Les systèmes complexes sont définis, selon les cas et selon les auteurs, par leur structure, par l'existence d'interactions non-linéaires, par l'émergence de niveaux d'organisation différents, ou par leurs comportements collectifs non triviaux (multistationnarité, chaos, bifurcations, auto-organisation, émergence, boucles de rétroaction). Certains, partant du grand nombre d'entités, insistent sur la structure, l'hétérogénéité et la présence de niveaux d'organisation, aux propriétés émergentes. D'autres insistent au contraire sur la non-linéarité et la dynamique. Cette multiplicité des définitions a des causes objectives liées à l'hétérogénéité des objets regroupés sous le terme de systèmes complexes, qui vont de système naturels, (des molécules aux sociétés humaines), jusqu'aux systèmes artificiels comme le web. Cela correspond obligatoirement à une multiplicité de points de vue, qui se recoupent tous partiellement, bien sûr, mais où l'accent n'est pas mis sur les mêmes propriétés. que Ces différences sont aussi liées à des critères idéologiques ou philosophiques, particulièrement importants dans ces domaines.(voir aussi Matérialisme et idéalisme dans les sciences du complexe)

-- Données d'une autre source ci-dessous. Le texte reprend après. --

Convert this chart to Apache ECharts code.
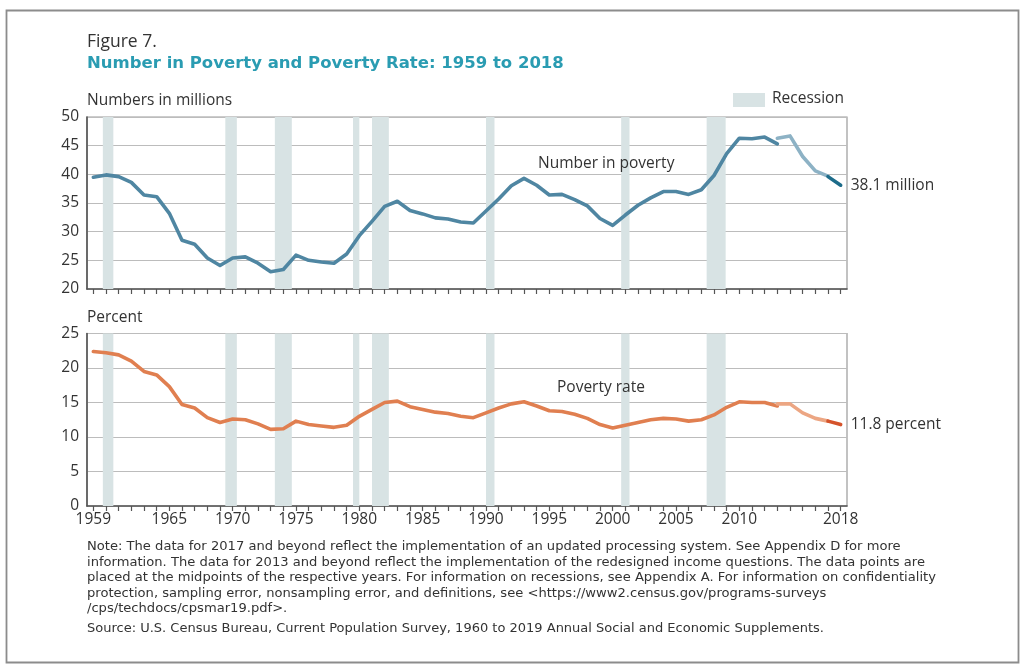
<!DOCTYPE html>
<html>
<head>
<meta charset="utf-8">
<script src="https://cdn.jsdelivr.net/npm/echarts@6/dist/echarts.min.js"></script>
<style>html,body{margin:0;padding:0;background:#fff}#c{width:1024px;height:670px}</style>
</head>
<body>
<div id="c"></div>
<script>
// ---- data (millions / percent), year values plotted at mid-year ----
const yearsOld = [1959,1960,1961,1962,1963,1964,1965,1966,1967,1968,1969,1970,1971,1972,1973,1974,1975,1976,1977,1978,1979,1980,1981,1982,1983,1984,1985,1986,1987,1988,1989,1990,1991,1992,1993,1994,1995,1996,1997,1998,1999,2000,2001,2002,2003,2004,2005,2006,2007,2008,2009,2010,2011,2012,2013];
const numberOld = [39.5,39.9,39.6,38.6,36.4,36.1,33.2,28.5,27.8,25.4,24.1,25.4,25.6,24.5,23.0,23.4,25.9,25.0,24.7,24.5,26.1,29.3,31.8,34.4,35.3,33.7,33.1,32.4,32.2,31.7,31.5,33.6,35.7,38.0,39.3,38.1,36.4,36.5,35.6,34.5,32.3,31.1,32.9,34.6,35.9,37.0,37.0,36.5,37.3,39.8,43.6,46.3,46.2,46.5,45.3];
const rateOld = [22.4,22.2,21.9,21.0,19.5,19.0,17.3,14.7,14.2,12.8,12.1,12.6,12.5,11.9,11.1,11.2,12.3,11.8,11.6,11.4,11.7,13.0,14.0,15.0,15.2,14.4,14.0,13.6,13.4,13.0,12.8,13.5,14.2,14.8,15.1,14.5,13.8,13.7,13.3,12.7,11.8,11.3,11.7,12.1,12.5,12.7,12.6,12.3,12.5,13.2,14.3,15.1,15.0,15.0,14.5];
const yearsRedesign = [2013,2014,2015,2016,2017];
const numberRedesign = [46.3,46.7,43.1,40.6,39.7];
const rateRedesign = [14.8,14.8,13.5,12.7,12.3];
const yearsUpdated = [2017,2018];
const numberUpdated = [39.6,38.1];
const rateUpdated = [12.3,11.8];
const recessions = [[1960.25,1961.08],[1969.92,1970.83],[1973.83,1975.17],[1980.0,1980.5],[1981.5,1982.83],[1990.5,1991.17],[2001.17,2001.83],[2007.92,2009.42]];
const labelYears = [1959,1965,1970,1975,1980,1985,1990,1995,2000,2005,2010,2018];
const numberTicks = [20,25,30,35,40,45,50];
const rateTicks = [0,5,10,15,20,25];

const FONT = '"Open Sans", "Noto Sans", sans-serif';
const WIDE = '"DejaVu Sans", "Open Sans", sans-serif';
const pairs = (ys, vs) => ys.map((y, i) => [y + 0.5, vs[i]]);
const tickYears = [];
for (let y = 1959; y <= 2018; y++) tickYears.push(y + 0.5);

const chart = echarts.init(document.getElementById('c'), null, {renderer: 'canvas'});

function xAxisFor(gridIndex, showLabels) {
  return {
    type: 'value', gridIndex, min: 1959, max: 2019,
    axisLine: {show: true, lineStyle: {color: '#555', width: 1.6}},
    axisTick: {show: true, inside: false, length: 5, customValues: tickYears, lineStyle: {color: '#555', width: 1.2}},
    axisLabel: {show: showLabels, customValues: labelYears.map(y => y + 0.5), formatter: v => String(Math.floor(v)),
      color: '#333', fontSize: 15.5, fontFamily: FONT, margin: 6},
    splitLine: {show: false}
  };
}
function yAxisFor(gridIndex, min, max) {
  return {
    type: 'value', gridIndex, min, max, interval: 5,
    axisLine: {show: true, lineStyle: {color: '#555', width: 1.6}},
    axisTick: {show: false},
    axisLabel: {color: '#333', fontSize: 15.5, fontFamily: FONT, margin: 8},
    splitLine: {show: true, lineStyle: {color: '#bcbcbc', width: 1.2}}
  };
}
function recessionSeries(i) {
  return {
    type: 'line', xAxisIndex: i, yAxisIndex: i, data: [], silent: true, z: 1,
    markArea: {silent: true, itemStyle: {color: '#d8e3e4', opacity: 1},
      data: recessions.map(r => [{xAxis: r[0]}, {xAxis: r[1]}])}
  };
}
function lineSeries(i, data, color, extra) {
  return Object.assign({
    type: 'line', xAxisIndex: i, yAxisIndex: i, data, showSymbol: false, symbol: 'none', z: 3,
    lineStyle: {color, width: 3.6, cap: 'round', join: 'round'}, silent: true
  }, extra || {});
}

chart.setOption({
  animation: false,
  textStyle: {fontFamily: FONT},
  grid: [
    {left: 87, top: 117, width: 760, height: 172, show: true, borderColor: '#9a9a9a', borderWidth: 1.2, backgroundColor: 'transparent'},
    {left: 87, top: 333.5, width: 760, height: 172.5, show: true, borderColor: '#9a9a9a', borderWidth: 1.2, backgroundColor: 'transparent'}
  ],
  xAxis: [xAxisFor(0, false), xAxisFor(1, true)],
  yAxis: [yAxisFor(0, numberTicks[0], numberTicks[numberTicks.length - 1]), yAxisFor(1, rateTicks[0], rateTicks[rateTicks.length - 1])],
  series: [
    recessionSeries(0),
    recessionSeries(1),
    lineSeries(0, pairs(yearsOld, numberOld), '#4f86a2'),
    lineSeries(0, pairs(yearsRedesign, numberRedesign), '#8db2c5'),
    lineSeries(0, pairs(yearsUpdated, numberUpdated), '#1d6c8a', {
      endLabel: {show: true, formatter: '38.1 million', color: '#333', fontSize: 15.5, fontFamily: FONT, distance: 10}
    }),
    lineSeries(1, pairs(yearsOld, rateOld), '#e07f50'),
    lineSeries(1, pairs(yearsRedesign, rateRedesign), '#eca683'),
    lineSeries(1, pairs(yearsUpdated, rateUpdated), '#d5532b', {
      endLabel: {show: true, formatter: '11.8 percent', color: '#333', fontSize: 15.5, fontFamily: FONT, distance: 10}
    })
  ],
  graphic: [
    {type: 'rect', z: 100, shape: {x: 6.5, y: 10.5, width: 1012, height: 652}, style: {fill: 'none', stroke: '#8c8c8c', lineWidth: 1.8}, silent: true},
    {type: 'text', z: 100, left: 87, top: 33, style: {text: 'Figure 7.', fill: '#333', font: '17.5px ' + FONT}},
    {type: 'text', z: 100, left: 87, top: 55, style: {text: 'Number in Poverty and Poverty Rate: 1959 to 2018', fill: '#2a9cb2', font: 'bold 16.5px ' + WIDE}},
    {type: 'text', z: 100, left: 87, top: 93, style: {text: 'Numbers in millions', fill: '#333', font: '15.5px ' + FONT}},
    {type: 'rect', z: 100, shape: {x: 733, y: 93, width: 32, height: 14}, style: {fill: '#d8e3e4'}, silent: true},
    {type: 'text', z: 100, left: 772, top: 91, style: {text: 'Recession', fill: '#333', font: '15.5px ' + FONT}},
    {type: 'text', z: 100, left: 87, top: 310, style: {text: 'Percent', fill: '#333', font: '15.5px ' + FONT}},
    {type: 'text', z: 100, left: 538, top: 156, style: {text: 'Number in poverty', fill: '#333', font: '15.5px ' + FONT}},
    {type: 'text', z: 100, left: 557, top: 380, style: {text: 'Poverty rate', fill: '#333', font: '15.5px ' + FONT}},
    {type: 'text', z: 100, left: 87, top: 539, style: {
      text: 'Note: The data for 2017 and beyond reflect the implementation of an updated processing system. See Appendix D for more\n' +
            'information. The data for 2013 and beyond reflect the implementation of the redesigned income questions. The data points are\n' +
            'placed at the midpoints of the respective years. For information on recessions, see Appendix A. For information on confidentiality\n' +
            'protection, sampling error, nonsampling error, and definitions, see <https://www2.census.gov/programs-surveys\n' +
            '/cps/techdocs/cpsmar19.pdf>.',
      fill: '#333', font: '13.1px ' + WIDE, lineHeight: 15.5}},
    {type: 'text', z: 100, left: 87, top: 622, style: {
      text: 'Source: U.S. Census Bureau, Current Population Survey, 1960 to 2019 Annual Social and Economic Supplements.',
      fill: '#333', font: '13px ' + WIDE}}
  ]
});
</script>
</body>
</html>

Ce qui nous importe ici c'est que, en dépit de leur très grande hétérogénéité et du très grand nombre de domaines où l'on peut en trouver, ces systèmes partagent certaines propriétés, et des méthodes d'études leur sont communes. Ces méthodes constituent le cœur de ce que l'on a appelé les sciences des systèmes complexes. Il s'agit d'une part d'appliquer les méthodes déjà existantes à des systèmes nouveaux et d'autre part à développer les nouvelles méthodes que l'hétérogénéité même et la variété de ces systèmes nécessitent. Le Réseau National des Systèmes Complexes (RNSC), qui s'est donné pour but de rassembler les scientifiques de tous horizons désireux d'utiliser les concepts et de partager les méthodes des sciences des systèmes complexes écrit :
Parce que les systèmes complexes nécessitent d'être analysés selon de nombreuses échelles spatiales et temporelles, les scientifiques affrontent des enjeux radicalement nouveaux, lorsqu'ils tentent d'observer des systèmes complexes, qu'ils apprennent à les décrire efficacement et à développer des théories originales de leur comportement et de leurs régulations. (1)

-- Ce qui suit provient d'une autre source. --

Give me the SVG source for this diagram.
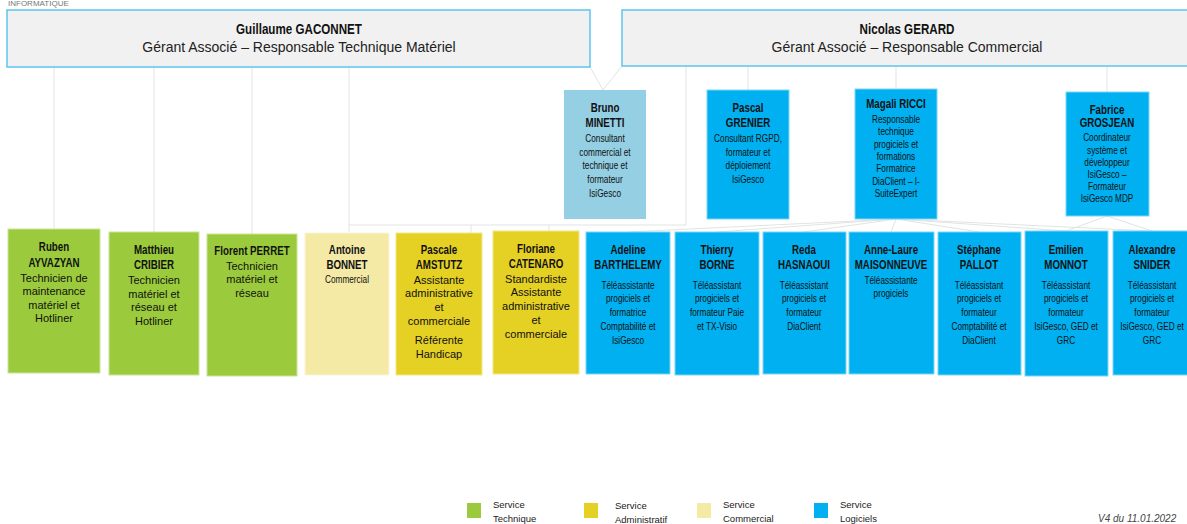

C'est pourquoi les sciences des systèmes complexes n'en sont encore qu'à leurs débuts et justifieraient un gros effort de recherches, théoriques et expérimentales, où l'interdisciplinarité jouerait un rôle important, ne serait-ce qu'entre mathématiciens et/ou informaticiens et spécialistes de tous les autres domaines où existent des systèmes complexes. Comme nous le verrons, c'est encore loin d'être le cas.

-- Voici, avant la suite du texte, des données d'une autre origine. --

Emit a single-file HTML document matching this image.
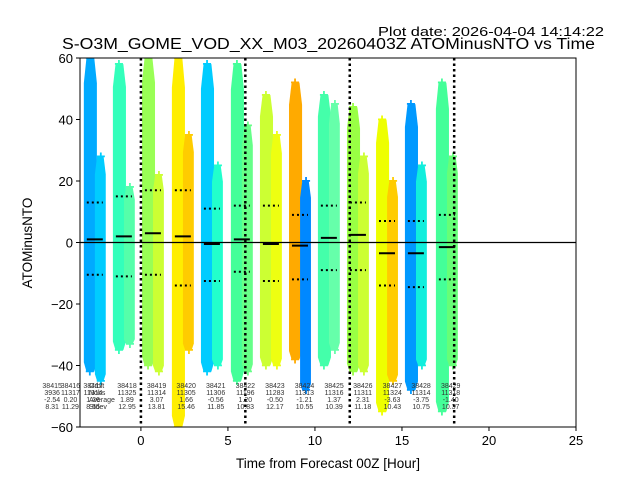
<!DOCTYPE html>
<html><head><meta charset="utf-8"><style>
html,body{margin:0;padding:0;background:#fff;}
svg{display:block;font-family:"Liberation Sans","DejaVu Sans",sans-serif;}
</style></head><body>
<svg id="chart" width="640" height="480" viewBox="0 0 640 480">
<text x="378" y="36" font-size="12.5" textLength="226" lengthAdjust="spacingAndGlyphs" fill="#000">Plot date: 2026-04-04 14:14:22</text>
<text x="62" y="49" font-size="15.5" textLength="533" lengthAdjust="spacingAndGlyphs" fill="#000">S-O3M_GOME_VOD_XX_M03_20260403Z ATOMinusNTO vs Time</text>
<g id="marks"></g>
<g id="labels"></g>
<g id="axes"></g>
</svg>
<script>
const orbits=["38416","38418","38419","38420","38421","38422","38423","38424","38425","38426","38427","38428","38429"];
const startHour=[-3.28,-1.61,0.06,1.78,3.45,5.17,6.84,8.51,10.17,11.84,13.51,15.17,16.95];
const leftTop=[60,58,60,60,58,58,48,52,48,44,40,45,52];
const leftBot=[-42,-35,-40,-60,-42,-45,-40,-38,-40,-42,-55,-48,-55];
const rightTop=[28,18,22,35,25,38,35,20,45,28,20,25,28];
const rightBot=[-45,-33,-42,-35,-40,-42,-40,-48,-35,-42,-45,-40,-40];
const means=[1,2,3,2,-0.5,1,-0.5,-1,1.5,2.5,-3.5,-3.5,-1.5];
const stdUp=[13,15,17,17,11,12,12,9,12,13,7,7,9];
const stdDn=[-10.5,-11,-10.5,-14,-12.5,-9.5,-12.5,-12,-9,-9,-14,-14.5,-12];
const colL=["#00aaff","#33ffbb","#99ff55","#ffee00","#00ccff","#44ff99","#ccff33","#ffaa00","#44ffaa","#99ff44","#eeff00","#0099ff","#44ff99"];
const colR=["#00ccff","#55ffaa","#ccff33","#ffcc00","#22ffcc","#66ff88","#eeff11","#0088ff","#66ffaa","#ccff33","#ffcc00","#11eedd","#66ff77"];
const vlines=[0,6,12,18];
const xTicks=[0,5,10,15,20,25];
const yTicks=[-60,-40,-20,0,20,40,60];
const lblOrbit=["38415","38416","38417","38418","38419","38420","38421","38422","38423","38424","38425","38426","38427","38428","38429"];
const lblN=["3936","11317","11314","11325","11314","11305","11306","11196","11283","11313","11316","11311","11324","11314","11318"];
const lblMean=["-2.54","0.20","1.26","1.89","3.07","1.66","-0.56","1.20","-0.50","-1.21","1.37","2.31","-3.63","-3.75","-1.40"];
const lblStd=["8.31","11.29","8.65","12.95","13.81","15.46","11.85","10.83","12.17","10.55","10.39","11.18","10.43","10.75","10.37"];
const lblHour=[-5.1,-4.05,-2.75,-0.8,0.9,2.6,4.3,6.0,7.7,9.4,11.1,12.75,14.45,16.1,17.8];

const PL=80,PR=576,PT=58,PB=427,XMIN=-3.5,XMAX=25,YMIN=-60,YMAX=60;
const X=v=>PL+(v-XMIN)/(XMAX-XMIN)*(PR-PL);
const Y=v=>PB-(v-YMIN)/(YMAX-YMIN)*(PB-PT);
const NS="http://www.w3.org/2000/svg";
function mk(tag,attrs,parent){const e=document.createElementNS(NS,tag);for(const k in attrs)e.setAttribute(k,attrs[k]);parent.appendChild(e);return e;}
const svg=document.getElementById('chart');
const marks=document.getElementById('marks');
const labels=document.getElementById('labels');
const axes=document.getElementById('axes');
const defs=mk('defs',{},svg);
const clip=mk('clipPath',{id:'pc'},defs);
mk('rect',{x:PL,y:PT,width:PR-PL,height:PB-PT},clip);
marks.setAttribute('clip-path','url(#pc)');
const W=1.26;
function taper(x0,x1,top,bot){
  const yt=Y(top),yb=Y(bot),h=yb-yt,w=x1-x0,c=(x0+x1)/2;
  return [[c-w*0.3,yt],[c+w*0.3,yt],[x1,yt+h*0.08],[x1,yb-h*0.03],[c+w*0.3,yb],[c-w*0.3,yb],[x0,yb-h*0.03],[x0,yt+h*0.08]].map(p=>p.join(',')).join(' ');
}
orbits.forEach((o,i)=>{
  const g=mk('g',{},marks);
  
  
  const x0=X(startHour[i]),x1=X(startHour[i]+W*0.55),x2=X(startHour[i]+W);
  const r1=mk('polygon',{points:taper(x0,x1+1,leftTop[i],leftBot[i]),fill:colL[i]},g);
  
  
  const r2=mk('polygon',{points:taper(x1-1,x2,rightTop[i],rightBot[i]),fill:colR[i]},g);
  
  
  [[x0+(x1-x0)/2,leftTop[i],colL[i]],[x0+(x1-x0)/2,leftBot[i],colL[i]],[x1+(x2-x1)/2,rightTop[i],colR[i]],[x1+(x2-x1)/2,rightBot[i],colR[i]]].forEach(p=>{
    const t=mk('text',{x:p[0],y:Y(p[1])+5,'font-size':16,'font-weight':'bold','text-anchor':'middle',fill:p[2]},g);
    t.textContent='+';
    
    
  });
  const cx=X(startHour[i]+W/2);
  const m=mk('line',{x1:cx-8,x2:cx+8,y1:Y(means[i]),y2:Y(means[i]),stroke:'#000','stroke-width':2},g);
  
  
  [stdUp[i],stdDn[i]].forEach(s=>{
    const d=mk('line',{x1:cx-8,x2:cx+8,y1:Y(s),y2:Y(s),stroke:'#000','stroke-width':2,'stroke-dasharray':'2,3'},g);
    
    
  });
});
vlines.forEach(v=>{
  const l=mk('line',{x1:X(v),x2:X(v),y1:PT,y2:PB,stroke:'#000','stroke-width':2.5,'stroke-dasharray':'2.5,3'},marks);
  
  
});
const z=mk('line',{x1:PL,x2:PR,y1:Y(0),y2:Y(0),stroke:'#000','stroke-width':1.2},marks);


const rowsY=[388,395,402,409];
const hdr=['Orbit','Nobs','Average','Stdev'];
hdr.forEach((h,j)=>{const t=mk('text',{x:89,y:rowsY[j],'font-size':7,fill:'#333'},labels);t.textContent=h;
  
  });
lblOrbit.forEach((o,i)=>{
  const vals=[o,lblN[i],lblMean[i],lblStd[i]];
  vals.forEach((v,j)=>{
    const t=mk('text',{x:X(lblHour[i]),y:rowsY[j],'font-size':7,'text-anchor':'middle',fill:'#333'},labels);
    t.textContent=v;
    
    
  });
});
const fr=mk('rect',{x:PL,y:PT,width:PR-PL,height:PB-PT,fill:'none',stroke:'#000','stroke-width':1},axes);


xTicks.forEach(v=>{
  mk('line',{x1:X(v),x2:X(v),y1:PB,y2:PB+4,stroke:'#000'},axes);
  const t=mk('text',{x:X(v),y:PB+18,'font-size':13,'text-anchor':'middle'},axes);
  t.textContent=v;
  
  
});
yTicks.forEach(v=>{
  mk('line',{x1:PL-4,x2:PL,y1:Y(v),y2:Y(v),stroke:'#000'},axes);
  const t=mk('text',{x:PL-7,y:Y(v)+5,'font-size':13,'text-anchor':'end'},axes);
  t.textContent=v<0?'\u2212'+Math.abs(v):v;
  
  
});
const xt=mk('text',{x:328,y:468,'font-size':13.5,'text-anchor':'middle'},axes);
xt.textContent='Time from Forecast 00Z [Hour]';


const yt=mk('text',{x:32,y:243,'font-size':13.5,'text-anchor':'middle',transform:'rotate(-90 32 243)'},axes);
yt.textContent='ATOMinusNTO';


</script>
</body></html>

Les méthodes de simulation informatique (et il s'en est développé de plus en plus, soit pour simuler des systèmes réels, soit pour étudier les propriétés complexes), ont donc permis de retrouver toutes les propriétés mises en évidence par les systèmes dynamiques non-linéaires. Mais elles ont aussi permis de travailler sur des systèmes complexes beaucoup plus compliqués que ceux qui peuvent être modélisés par les systèmes dynamiques non-linéaires, tant par le nombre de variables que par leur hétérogénéité, et par là même elles ont rendu possible une confusion entre complexe et compliqué, que nous retrouverons souvent par la suite et qui obscurcit considérablement la question de la complexité.